BMA consults doctors on action after junior medics snubbed in NHS pay award

Exclusion of junior medics ‘is nothing short of insulting’ says BMA

Shaun Lintern
Friday 06 August 2021 14:11 BST
NHS workers demonstrate, demanding pay rise and better working conditions in London.
NHS workers demonstrate, demanding pay rise and better working conditions in London. (Anadolu Agency via Getty Images)

Thousands of junior doctors are to be consulted on action after they were excluded from the government’s NHS pay offer.

In 2019 the British Medical Association agreed a four year pay deal with the government that would give junior doctors a 2 per cent pay rise every year until 2023.

Announcing the recent 3 per cent pay rise this year for other NHS staff, ministers left out the 53,000 junior doctors.

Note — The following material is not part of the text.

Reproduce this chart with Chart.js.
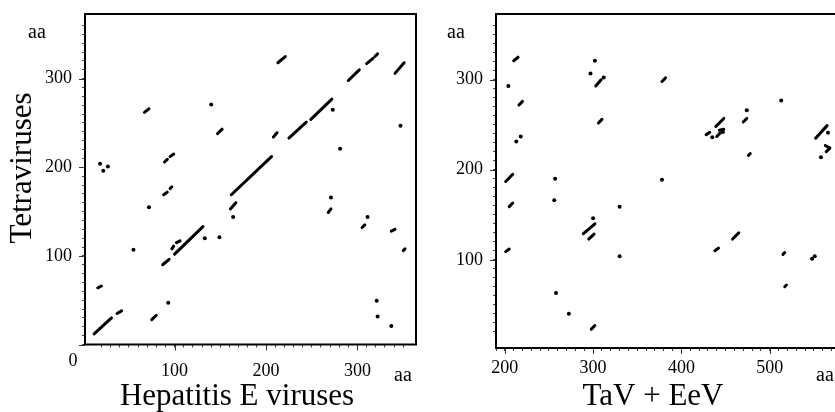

Now the BMA is to issue a survey to its members to gauge their feelings on the pay award and what if any steps the union should consider.

This is not a ballot for strike action, which would be needed later if industrial action is to happen.

The 3 per cent pay award for more than a million NHS staff will cost around £1.5 billion and was an increase on the original 1 per cent offer made by ministers which sparked widespread anger from NHS unions.

The BMA says take home pay for junior doctors has fallen in real terms by 23 per cent compared to 2009.

BMA junior doctors committee chair Dr Sarah Hallett said: “Given the significant lengths that junior doctors have gone to throughout the pandemic and the profound impact this has had on their personal and professional lives, the government’s decision to exclude them from the pay uplift announced last month is nothing short of insulting.

“Three per cent is not an adequate uplift for any of our vital NHS staff, but in refusing to award the additional one per cent to junior doctors in England above their multi-year pay deal, ministers have effectively devalued their enormous and lifesaving contributions over the last 18 months.”

Last month, the Department of Health and Social Care said it was accepting the recommendations of the independent pay review body on NHS pay which called for a three per cent rise.

The increase will apply to most NHS staff including nurses, care assistants, and consultants. Salaried GPs and dentists will also see their pay rise by 3 per cent.

For the average nurse, this will mean an additional £1,000 a year, while many porters and cleaners will receive around £540.

But the government has said the money for the pay rise will come from existing health budgets instead of new money provided by the Treasury.